Irreversibility and spontaneity
The first law establishes that energy is conserved — but it does not explain why some processes are spontaneous in one direction and never the other. An ink drop dilutes in water; it never spontaneously reconcentrates. Warm air in a room never spontaneously piles up in a corner.
The second law answers this question through the concept of entropy S.
Thermodynamic definition — Clausius
For a reversible (quasi-static) transformation, Clausius (1865) defines the entropy change:
dS = δQ_{rev} / T
where δQ_{rev} is the infinitesimal heat exchanged reversibly at temperature T.
For any transformation, the Clausius inequality states:
dS ≥ δQ / T
The equality holds for reversible processes; the strict inequality for irreversible ones. In an isolated system (δQ = 0): dS ≥ 0.

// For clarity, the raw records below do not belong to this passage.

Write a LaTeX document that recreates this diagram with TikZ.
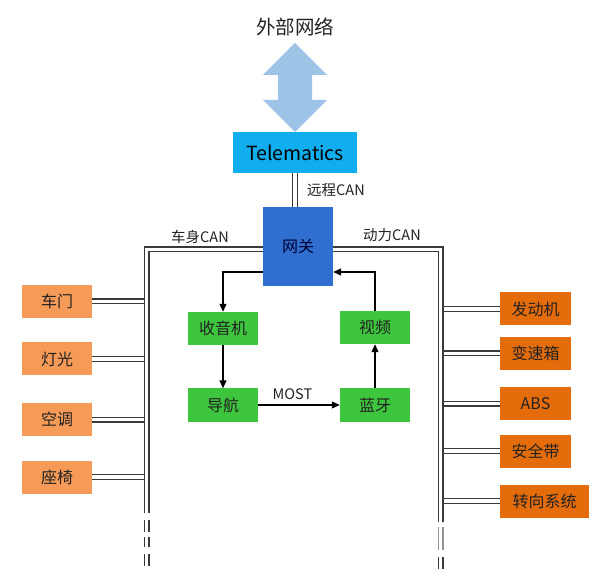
\documentclass[tikz,border=0pt]{standalone}
\usepackage{fontspec}
\setmainfont{Noto Sans CJK SC}
\usetikzlibrary{arrows.meta,calc}
\definecolor{arrowblue}{HTML}{9DC3E6}
\definecolor{telecol}{HTML}{10AEEE}
\definecolor{gwcol}{HTML}{2F6FCF}
\definecolor{greencol}{HTML}{3DC63D}
\definecolor{lorange}{HTML}{F59B57}
\definecolor{dorange}{HTML}{E46C0A}
\definecolor{txt}{HTML}{222222}
\definecolor{buscol}{HTML}{3A3A3A}
\tikzset{
  box/.style={rectangle, inner sep=0pt, text=txt, font=\fontsize{16}{16}\selectfont},
  greenbox/.style={box, fill=greencol, minimum width=70pt, minimum height=33pt},
  lbox/.style={box, fill=lorange, minimum width=70pt, minimum height=33pt},
  rbox/.style={box, fill=dorange, minimum width=71pt, minimum height=33pt},
  bus/.style={draw=buscol, double=white, double distance=3.8pt, line width=1.1pt},
  flow/.style={draw=black, line width=1.1pt, -{Triangle[length=8pt,width=7pt]}},
  lbl/.style={text=txt, font=\fontsize{14.5}{14.5}\selectfont, inner sep=0pt},
}
\begin{document}
\begin{tikzpicture}[x=1pt,y=-1pt]
\useasboundingbox (0,0) rectangle (600,577);

% title and double arrow
\node[text=txt, font=\fontsize{19.5}{19.5}\selectfont, inner sep=0pt] (ext) at (295,27) {外部网络};
\fill[arrowblue] (295,43) -- (327,75) -- (312,75) -- (312,100) -- (327,100) -- (295,132)
   -- (263,100) -- (278,100) -- (278,75) -- (263,75) -- cycle;

% main nodes
\node[box, fill=telecol, minimum width=124pt, minimum height=41pt, font=\fontsize{19.5}{19.5}\selectfont, text=black] (tele) at (295,152.5) {Telematics};
\node[box, fill=gwcol, minimum width=70pt, minimum height=79pt, text=black!80!blue] (gw) at (298,246.5) {网关};

\node[greenbox] (radio) at (223,328.5) {收音机};
\node[greenbox] (nav) at (223,405) {导航};
\node[greenbox] (bt) at (375,405) {蓝牙};
\node[greenbox] (video) at (375,327.5) {视频};

\node[lbox] (door) at (57,301.5) {车门};
\node[lbox] (light) at (57,359) {灯光};
\node[lbox] (ac) at (57,419.5) {空调};
\node[lbox] (seat) at (57,477) {座椅};

\node[rbox] (eng) at (535.5,309) {发动机};
\node[rbox] (gear) at (535.5,353.5) {变速箱};
\node[rbox] (abs) at (535.5,403.5) {ABS};
\node[rbox] (belt) at (535.5,451) {安全带};
\node[rbox, minimum width=89pt] (steer) at (544.5,501) {转向系统};

% bus coordinates
\coordinate (lbusTop) at (146.5,249.5);
\coordinate (lbusEnd) at (146.5,513);
\coordinate (rbusTop) at (440.5,249.5);
\coordinate (rbusEnd) at (440.5,522);

% stubs (drawn first, bus on top)
\foreach \n in {door,light,ac,seat}{
  \draw[bus] (\n.east) -- (\n.east -| lbusTop);
}
\foreach \n in {eng,gear,abs,belt,steer}{
  \draw[bus] (\n.west) -- (\n.west -| rbusTop);
}

% remote CAN
\draw[bus] (tele.south) -- (tele.south |- gw.north);
% body CAN and power CAN buses
\draw[bus] ([yshift=-3pt]gw.west) -- (lbusTop) -- (lbusEnd);
\draw[bus] ([yshift=-3pt]gw.east) -- (rbusTop) -- (rbusEnd);
\coordinate (ld1a) at (146.5,520); \coordinate (ld1b) at (146.5,532);
\coordinate (ld2a) at (146.5,537); \coordinate (ld2b) at (146.5,547);
\coordinate (ld3a) at (146.5,554); \coordinate (ld3b) at (146.5,566);
\draw[bus] (ld1a) -- (ld1b);
\draw[bus] (ld2a) -- (ld2b);
\draw[bus] (ld3a) -- (ld3b);
\coordinate (rd1a) at (440.5,527); \coordinate (rd1b) at (440.5,550);
\coordinate (rd2a) at (440.5,557); \coordinate (rd2b) at (440.5,569);
\draw[bus, draw=buscol!55] (rd1a) -- (rd1b);
\draw[bus] (rd2a) -- (rd2b);

% labels
\node[lbl, anchor=west] (lremote) at (307,190) {远程CAN};
\node[lbl] (lbody) at (200,237) {车身CAN};
\node[lbl] (lpower) at (392,235) {动力CAN};

% MOST loop
\draw[flow] ([yshift=-25.5pt]gw.west) -| (radio.north);
\draw[flow] (radio.south) -- (nav.north);
\draw[flow] (nav.east) -- node[lbl, above=5pt, pos=0.42] (lmost) {MOST} (bt.west);
\draw[flow] (bt.north) -- (video.south);
\draw[flow] (video.north) |- ([yshift=-25.5pt]gw.east);
\end{tikzpicture}
\end{document}
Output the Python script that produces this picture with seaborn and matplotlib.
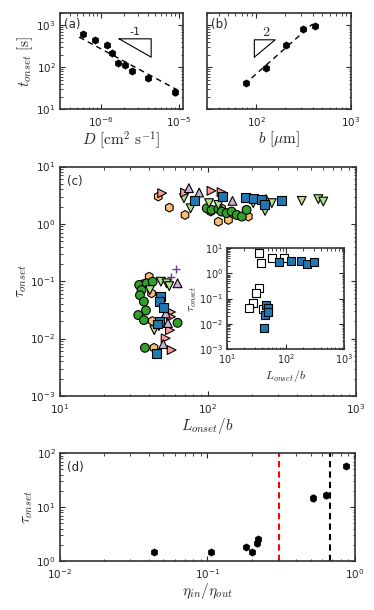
import numpy as np
import pandas as pd
import seaborn as sns
import matplotlib.pyplot as plt

# (a) onset time against diffusion coefficient
D_vals = [5.9e-7, 8.6e-7, 1.2e-6, 1.42e-6, 1.65e-6, 2.06e-6, 2.55e-6, 4.1e-6, 8.95e-6]
t_D = [635, 443, 346, 224, 125, 115, 83, 55, 26]
t_D_err = [25, 20, 15, 12, 8, 7, 5, 4, 4]

# (b) onset time against gap b
b_vals = [77, 127, 207, 314, 415]
t_b = [42, 98, 346, 836, 963]
t_b_err = [3, 5, 15, 40, 50]

# (c) tau_onset against L_onset/b, one list pair per data set
hex_x = [46.3, 55.0, 70.2, 104.7, 124, 118, 138, 183, 188, 40.2, 36.3, 41.7, 43.3, 42.2]
hex_y = [3.0, 1.92, 1.43, 1.64, 1.87, 1.09, 1.17, 1.75, 1.34, 0.12, 0.089, 0.0615, 0.0069, 0.0202]
circ_x = [98.4, 106, 118, 124, 134, 145, 157, 170, 183,
          34.4, 38.6, 42.4, 35.7, 34.8, 37.0, 38.2, 33.9, 37.0, 62.5, 37.6]
circ_y = [1.87, 1.75, 1.82, 1.64, 1.54, 1.64, 1.43, 1.34, 1.75,
          0.086, 0.092, 0.098, 0.070, 0.057, 0.044, 0.031, 0.0257, 0.021, 0.0188, 0.0069]
tdown_x = [69.0, 76.6, 102, 118, 203, 244, 271, 432, 559, 604,
           48.2, 52.7, 54.9, 40.6, 43.5, 46.8]
tdown_y = [2.81, 1.87, 2.30, 2.14, 2.30, 1.68, 2.30, 2.52, 2.70, 2.45,
           0.098, 0.092, 0.082, 0.070, 0.014, 0.0165]
tright_x = [49.2, 70.2, 106, 124, 56.4, 56.4, 55.5, 51.9, 57.0]
tright_y = [3.43, 3.51, 3.77, 3.57, 0.029, 0.024, 0.014, 0.0101, 0.0063]
tup_x = [74.6, 87.5, 147, 248, 62.5, 52.1, 53.8, 50.0]
tup_y = [4.2, 3.51, 2.52, 2.70, 0.092, 0.0275, 0.0186, 0.008]
sq_x = [81.1, 126, 181, 203, 232, 241, 316, 48.2, 46.9, 50.0, 46.9, 45.8, 45.1]
sq_y = [2.55, 2.99, 2.88, 2.81, 2.62, 2.20, 2.52, 0.0536, 0.0438, 0.035, 0.0196, 0.0179, 0.0055]
plus_x = [60.7, 56.1]
plus_y = [0.163, 0.12]

# (c) inset
open_x = [35.0, 38.3, 58.2, 95.5, 35.0, 31.5, 28.3, 23.7, 41.9]
open_y = [6.3, 2.68, 4.2, 4.2, 0.26, 0.173, 0.069, 0.042, 0.038]
fill_x = [78.5, 126, 184, 232, 309, 46.6, 49.7, 45.3, 50.1, 43.5]
fill_y = [2.78, 3.13, 3.13, 2.38, 2.78, 0.056, 0.042, 0.0225, 0.0295, 0.0067]

# (d) tau_onset against viscosity ratio
visc_ratio = [0.0434, 0.106, 0.182, 0.202, 0.218, 0.219, 0.516, 0.635, 0.865]
tau_visc = [1.45, 1.45, 1.8, 1.49, 2.13, 2.63, 15.1, 16.5, 57]
tau_visc_err = [0.05, 0.05, 0.08, 0.05, 0.25, 0.15, 2.0, 1.5, 3.0]
ratio_red = 0.304
ratio_black = 0.678

sns.set_style("ticks", {"xtick.direction": "in", "ytick.direction": "in",
                        "axes.edgecolor": "0.2"})
plt.rcParams["font.family"] = ["DejaVu Sans"]
plt.rcParams["mathtext.fontset"] = "cm"
plt.rcParams["xtick.top"] = True
plt.rcParams["ytick.right"] = True
plt.rcParams["xtick.labelsize"] = 7.5
plt.rcParams["ytick.labelsize"] = 7.5
plt.rcParams["xtick.major.size"] = 3.5
plt.rcParams["ytick.major.size"] = 3.5
plt.rcParams["xtick.minor.size"] = 1.8
plt.rcParams["ytick.minor.size"] = 1.8
plt.rcParams["xtick.major.pad"] = 4.5
plt.rcParams["ytick.major.pad"] = 3
plt.rcParams["axes.linewidth"] = 1.2

fig = plt.figure(figsize=(3.74, 6.10), dpi=100)
ax_a = fig.add_axes([0.160, 0.821, 0.330, 0.158])
ax_b = fig.add_axes([0.553, 0.821, 0.385, 0.158])
ax_c = fig.add_axes([0.160, 0.351, 0.791, 0.376])
ax_in = fig.add_axes([0.606, 0.428, 0.315, 0.165])
ax_d = fig.add_axes([0.160, 0.080, 0.789, 0.177])

for ax in [ax_a, ax_b, ax_c, ax_in, ax_d]:
    ax.set_xscale("log")
    ax.set_yscale("log")

# --- (a) ---
ax_a.errorbar(D_vals, t_D, yerr=t_D_err, fmt="none", ecolor="k", elinewidth=1, capsize=1.5)
sns.scatterplot(x=D_vals, y=t_D, marker="h", color="k", s=28, edgecolor="k", ax=ax_a, zorder=3)
c_a = np.mean(np.log10(t_D) + np.log10(D_vals))
xa = np.array([min(D_vals) * 0.9, max(D_vals) * 1.05])
ax_a.plot(xa, 10**c_a / xa, "k--", lw=1, dashes=(4, 3))
ax_a.plot([0.48, 0.74, 0.74, 0.48], [0.73, 0.73, 0.54, 0.73], transform=ax_a.transAxes, color="k", lw=0.8)
ax_a.text(0.61, 0.80, "-1", transform=ax_a.transAxes, fontsize=8, ha="center", va="center")
ax_a.text(0.03, 0.95, "(a)", transform=ax_a.transAxes, fontsize=8.5, ha="left", va="top")
ax_a.set_xlim(3e-7, 1.15e-5)
ax_a.set_ylim(10, 2000)
ax_a.set_xlabel(r"$D\ [\mathrm{cm}^2\ \mathrm{s}^{-1}]$", fontsize=11, labelpad=0)
ax_a.set_ylabel(r"$t_{onset}\ [\mathrm{s}]$", fontsize=11, labelpad=1)

# --- (b) ---
ax_b.errorbar(b_vals, t_b, yerr=t_b_err, fmt="none", ecolor="k", elinewidth=1, capsize=1.5)
sns.scatterplot(x=b_vals, y=t_b, marker="h", color="k", s=28, edgecolor="k", ax=ax_b, zorder=3)
c_b = np.mean(np.log10(t_b) - 2 * np.log10(b_vals))
xb = np.array([min(b_vals) * 0.97, max(b_vals) * 0.95])
ax_b.plot(xb, 10**c_b * xb**2, "k--", lw=1, dashes=(4, 3))
ax_b.plot([0.33, 0.33, 0.475, 0.33], [0.54, 0.72, 0.72, 0.54], transform=ax_b.transAxes, color="k", lw=0.8)
ax_b.text(0.41, 0.80, r"$2$", transform=ax_b.transAxes, fontsize=10, ha="center", va="center")
ax_b.text(0.03, 0.95, "(b)", transform=ax_b.transAxes, fontsize=8.5, ha="left", va="top")
ax_b.set_xlim(30, 1000)
ax_b.set_ylim(10, 2000)
ax_b.tick_params(axis="y", labelleft=False)
ax_b.set_xlabel(r"$b\ [\mu\mathrm{m}]$", fontsize=11, labelpad=0)

# --- (c) ---
groups = [("hex", hex_x, hex_y), ("circ", circ_x, circ_y), ("tdown", tdown_x, tdown_y),
          ("tright", tright_x, tright_y), ("tup", tup_x, tup_y), ("sq", sq_x, sq_y)]
df_c = pd.concat([pd.DataFrame({"L": gx, "tau": gy, "set": name}) for name, gx, gy in groups],
                 ignore_index=True)
palette = {"hex": "#fdbf6f", "circ": "#33a02c", "tdown": "#b2df8a", "tright": "#fb9a99",
           "tup": "#cab2d6", "sq": "#1f78b4"}
markers = {"hex": "h", "circ": "o", "tdown": "v", "tright": ">", "tup": "^", "sq": "s"}
sns.scatterplot(data=df_c, x="L", y="tau", hue="set", style="set",
                palette=palette, markers=markers, s=40, edgecolor="k", linewidth=0.8,
                legend=False, ax=ax_c, zorder=3)
ax_c.scatter(plus_x, plus_y, marker="+", color="#6a3d9a", s=40, linewidths=1, zorder=3)
ax_c.text(0.025, 0.965, "(c)", transform=ax_c.transAxes, fontsize=8.5, ha="left", va="top")
ax_c.set_xlim(10, 1000)
ax_c.set_ylim(1e-3, 10)
ax_c.set_xlabel(r"$L_{onset}/b$", fontsize=11, labelpad=0)
ax_c.set_ylabel(r"$\tau_{onset}$", fontsize=11, labelpad=1)

# inset
sns.scatterplot(x=open_x, y=open_y, marker="s", color="white", edgecolor="k", linewidth=0.8,
                s=40, ax=ax_in, zorder=3)
sns.scatterplot(x=fill_x, y=fill_y, marker="s", color="#1f78b4", edgecolor="k", linewidth=0.8,
                s=40, ax=ax_in, zorder=3)
ax_in.set_xlim(10, 1000)
ax_in.set_ylim(1e-3, 10)
ax_in.tick_params(labelsize=7, pad=2.5)
ax_in.set_xlabel(r"$L_{onset}/b$", fontsize=8.5, labelpad=1)
ax_in.set_ylabel(r"$\tau_{onset}$", fontsize=8.5, labelpad=0)

# --- (d) ---
ax_d.errorbar(visc_ratio, tau_visc, yerr=tau_visc_err, fmt="none", ecolor="k", elinewidth=1, capsize=1.5)
sns.scatterplot(x=visc_ratio, y=tau_visc, marker="h", color="k", s=28, edgecolor="k", ax=ax_d, zorder=3)
ax_d.axvline(ratio_red, color="red", ls="--", lw=1.5, dashes=(3, 2))
ax_d.axvline(ratio_black, color="k", ls="--", lw=1.5, dashes=(3, 2))
ax_d.text(0.025, 0.93, "(d)", transform=ax_d.transAxes, fontsize=8.5, ha="left", va="top")
ax_d.set_xlim(1e-2, 1)
ax_d.set_ylim(1, 100)
ax_d.set_xlabel(r"$\eta_{in}/\eta_{out}$", fontsize=11, labelpad=0)
ax_d.set_ylabel(r"$\tau_{onset}$", fontsize=11, labelpad=1)

for ax in [ax_a, ax_b, ax_c, ax_in, ax_d]:
    ax.tick_params(which="both", top=True, right=True, direction="in")

fig.savefig("out.png", dpi=100)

"The entropy of the universe tends towards a maximum." — Rudolph Clausius
Statistical definition — Boltzmann
Boltzmann (1872) connects entropy to thermodynamic probability Ω:
S = k_B ln Ω
where k_B = 1.381 × 10⁻²³ J·K⁻¹ is the Boltzmann constant and Ω is the number of microstates compatible with the system's macrostate.
Interpretation: S measures disorder or the dispersal of energy at the molecular scale. An expanded gas has more microstates than a compressed one → higher entropy.
For N indistinguishable particles distributed over Ω microstates, use Stirling's approximation: ln N! ≈ N ln N − N.

Third law — absolute zero
The third law (Nernst, 1906) states:
For a perfect crystal at T = 0 K, S = 0.
At T = 0 K there is only one possible microstate (Ω = 1) → S = k_B ln 1 = 0.
This allows absolute standard molar entropies S°(298 K) to be defined for all substances, tabulated like formation enthalpies.
ΔS°_{reaction} = Σ S°(products) − Σ S°(reactants)
Entropy and Gibbs energy
Only the total entropy of the universe (system + surroundings) determines spontaneity. For a system at constant T and P, combining the first and second laws gives the Gibbs function:
G = H − TS → ΔG = ΔH − TΔS
| ΔH | ΔS | Reaction spontaneity |
|---|---|---|
| − | + | Spontaneous at all T |
| + | − | Non-spontaneous at all T |
| − | − | Spontaneous if T < ΔH/ΔS |
| + | + | Spontaneous if T > ΔH/ΔS |
ΔG < 0: spontaneous; ΔG = 0: equilibrium; ΔG > 0: non-spontaneous.
Entropy is central to modern thermodynamics, with applications ranging from physical chemistry to information theory (Shannon, 1948: H = −Σ p_i log p_i) and cosmology.